Flaszowa gierka, gatunek point’n’click, widok z oczu bohatera, ucieczka – teoretycznie wszystko już wiemy. Taki opis jednak dałby czytającym ten tekst niepełną informację, podobnie jak powiedzenie, że Terry Pratchett pisze humorystyczne fantasy – niby to prawda, ale coś w takim ujęciu rzeczy umyka. W przypadku „Daymare Town” tym czymś jest niesamowity klimat.

Zakręcony, dziwaczny, surrealistyczny – można użyć różnych słów by opisać nastrój miejsca w którym toczy się akcja gry, ale tak naprawdę sprowadza się to do tego, że jest ono jakby wyjęte ze snu. I jak to we śnie, prawa fizyki oraz logika wydarzeń potrafią niekiedy zawodzić – odwiedzając budynek w dzień możemy za oknami zobaczyć noc, w środku małego pomieszczenia może znajdować się cały pałac, do obrazu można wejść, a napotkane postaci zachowują się ciut dziwacznie. Kapitalnie udało się Mateuszowi oddać w grze wrażenie nierealności, jakie pamiętamy ze snów.

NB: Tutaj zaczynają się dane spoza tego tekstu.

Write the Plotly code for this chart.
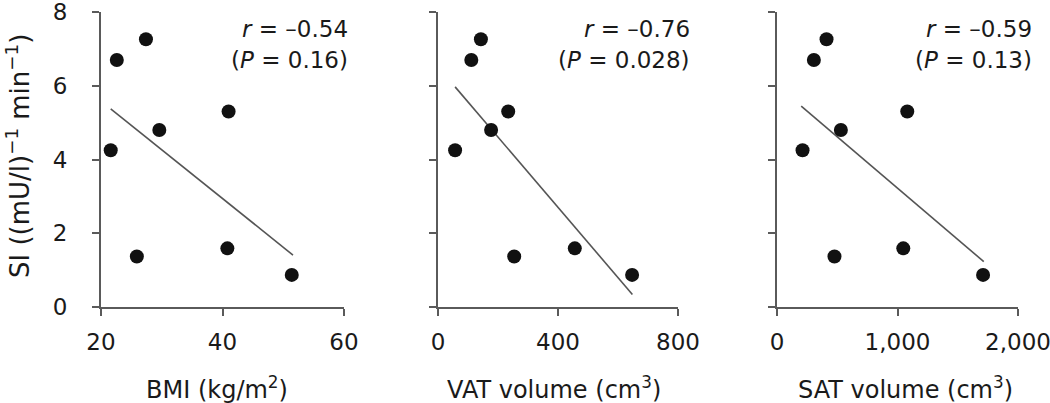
import plotly.graph_objects as go

# ---- data ----
si = [4.25, 6.7, 7.26, 4.8, 5.3, 1.37, 1.59, 0.87]
bmi = [21.6, 22.6, 27.4, 29.6, 41.0, 25.9, 40.8, 51.4]
vat = [57, 111, 143, 177, 234, 254, 456, 647]
sat = [212, 306, 411, 530, 1081, 477, 1048, 1710]

bmi_fit_x = [21.6, 51.6]
bmi_fit_y = [5.37, 1.41]
vat_fit_x = [57, 648]
vat_fit_y = [5.97, 0.34]
sat_fit_x = [201, 1716]
sat_fit_y = [5.45, 1.23]

panel_x = [bmi, vat, sat]
fits = [(bmi_fit_x, bmi_fit_y), (vat_fit_x, vat_fit_y), (sat_fit_x, sat_fit_y)]
x_ranges = [[20, 60], [0, 800], [0, 2000]]
x_dticks = [20, 400, 1000]
x_titles = ["BMI (kg/m<sup>2</sup>)", "VAT volume (cm<sup>3</sup>)", "SAT volume (cm<sup>3</sup>)"]
r_labels = ["<i>r</i> = –0.54", "<i>r</i> = –0.76", "<i>r</i> = –0.59"]
p_labels = ["(<i>P</i> = 0.16)", "(<i>P</i> = 0.028)", "(<i>P</i> = 0.13)"]
y_title = "SI ((mU/l)<sup>−1</sup> min<sup>−1</sup>)"

W, H = 1050, 403


def px(xp):
    return xp / W


def py(yp):
    return 1 - yp / H


x_px = [(101, 344), (438, 678), (777, 1018)]
y_top_px, y_bot_px = 12, 307

FONT = "DejaVu Sans, Arial, sans-serif"
FS = 23
TXT = "#1a1a1a"
AX = "#5a5a5a"

fig = go.Figure()
for i in range(3):
    xa = "x" if i == 0 else f"x{i+1}"
    ya = "y" if i == 0 else f"y{i+1}"
    fig.add_trace(go.Scatter(x=fits[i][0], y=fits[i][1], mode="lines",
                             line=dict(color="#555555", width=1.6),
                             xaxis=xa, yaxis=ya, showlegend=False))
    fig.add_trace(go.Scatter(x=panel_x[i], y=si, mode="markers",
                             marker=dict(color="#111111", size=14),
                             cliponaxis=False,
                             xaxis=xa, yaxis=ya, showlegend=False))

layout = dict(width=W, height=H,
              margin=dict(l=0, r=0, t=0, b=0, pad=0, autoexpand=False),
              paper_bgcolor="white", plot_bgcolor="white",
              font=dict(family=FONT, size=FS, color=TXT))

ydom = [py(y_bot_px), py(y_top_px)]
for i in range(3):
    k = "" if i == 0 else str(i + 1)
    layout["xaxis" + k] = dict(
        domain=[px(x_px[i][0]), px(x_px[i][1])], range=x_ranges[i],
        dtick=x_dticks[i], tick0=0, showgrid=False, zeroline=False,
        showline=True, linecolor=AX, linewidth=2, ticks="outside",
        ticklen=7, tickwidth=2, tickcolor=AX, tickformat=",",
        ticklabelstandoff=6, anchor="y" + k, automargin=False,
        ticklabeloverflow="allow",
        tickfont=dict(size=FS, family=FONT, color=TXT))
    layout["yaxis" + k] = dict(
        domain=ydom, range=[0, 8], dtick=2, showgrid=False, zeroline=False,
        showline=True, linecolor=AX, linewidth=2, ticks="outside",
        ticklen=7, tickwidth=2, tickcolor=AX, showticklabels=(i == 0),
        ticklabelstandoff=20, anchor="x" + k, automargin=False,
        ticklabeloverflow="allow",
        tickfont=dict(size=FS, family=FONT, color=TXT))

anns = []
title_cx = [217, 554, 905]
for i in range(3):
    anns.append(dict(text=x_titles[i], x=px(title_cx[i]), y=py(388), xref="paper", yref="paper",
                     showarrow=False, xanchor="center", yanchor="middle",
                     font=dict(size=24, family=FONT, color=TXT)))
    right = px([350, 692, 1034][i])
    anns.append(dict(text=r_labels[i], x=right, y=py(29), xref="paper", yref="paper",
                     showarrow=False, xanchor="right", yanchor="middle",
                     font=dict(size=FS, family=FONT, color=TXT)))
    anns.append(dict(text=p_labels[i], x=right, y=py(60), xref="paper", yref="paper",
                     showarrow=False, xanchor="right", yanchor="middle",
                     font=dict(size=FS, family=FONT, color=TXT)))
anns.append(dict(text=y_title, x=px(18), y=py(156), xref="paper", yref="paper",
                 showarrow=False, textangle=-90, xanchor="center", yanchor="middle",
                 font=dict(size=26, family=FONT, color=TXT)))
layout["annotations"] = anns

fig.update_layout(**layout)
fig.write_html("out.html",
               config={"displayModeBar": False},
               post_script="document.body.style.margin='0px';"
                           "document.body.style.overflow='hidden';")
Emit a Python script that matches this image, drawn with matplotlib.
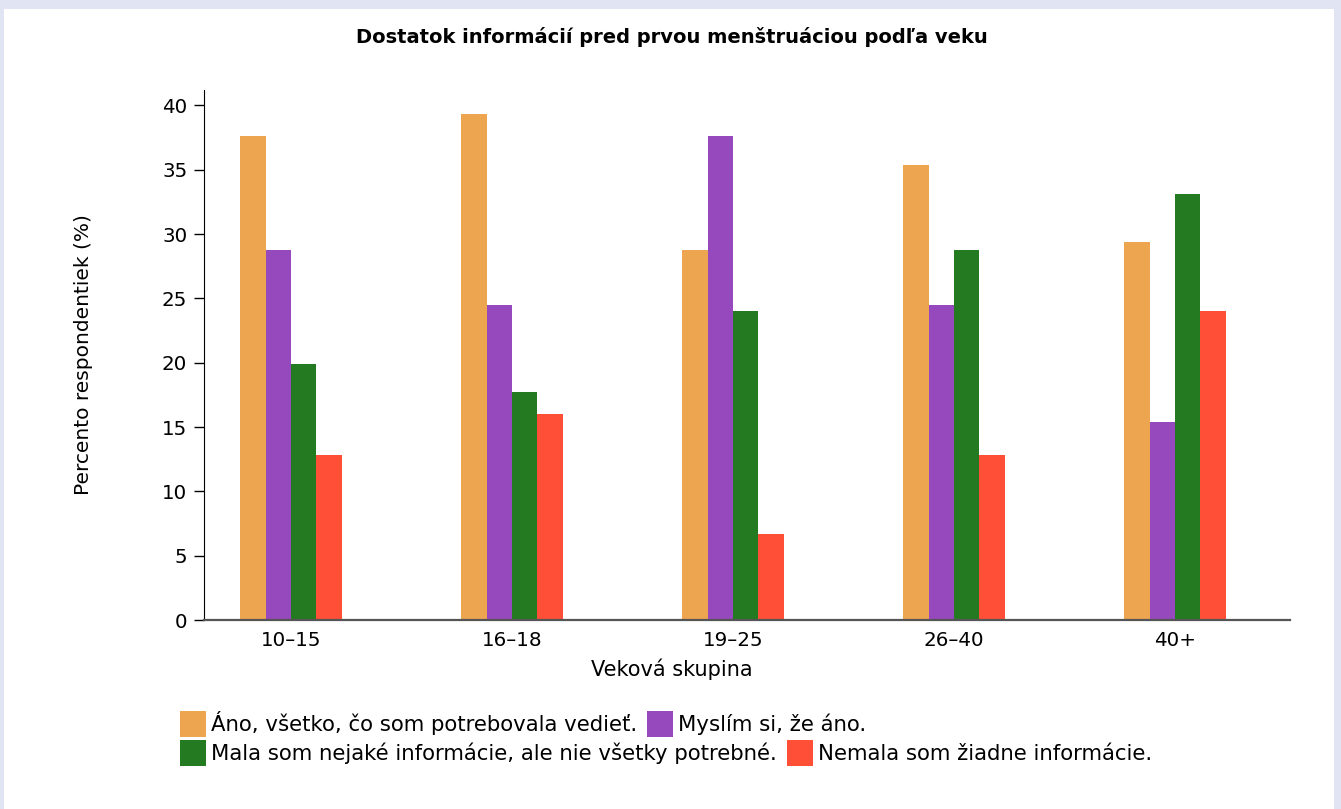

Wizualnie gry z cyklu „Daymare Town” są monochromatyczne i oszczędne, ale bardzo stylowe. Tytułowe miasto (lub miasta – w sumie nie wiadomo czy jest jedno zmienne, czy może kilka różnych) ma w sobie coś z polskich małych miejscowości i starszych dzielnic, te charakterystyczne krzywe kamienice, poobtłukiwane mury i obowiązkowy skwerek z nieczynną fontanną. Zamieszkujące je stworzenia przypominają bohaterów książek Tove Jansson i Macieja Wojtyszko, gdyby skrzyżować ich ze sobą i na dwa pokolenia wysłać by żyli w bałuckich kamienicach / śląskich familokach / na Pradze (* niepotrzebne skreślić). Oprawa audio jest minimalistyczna, składa się na nią ambientowy soundtrack, rzadkie odgłosy i okazjonalny tupot nóg oddalającego się mieszkańca tego dziwnego miejsca.

Zdaję sobie sprawę, że trzy części „Daymare Town” to nie są gry dla każdego: ich surrealistyczna logika i specyficzny styl mogą odrzucić niektórych graczy. Warto jednak zwrócić na nie uwagę, bo na tle większości flaszowych produkcji wyróżniają się one pomysłem i klimatem.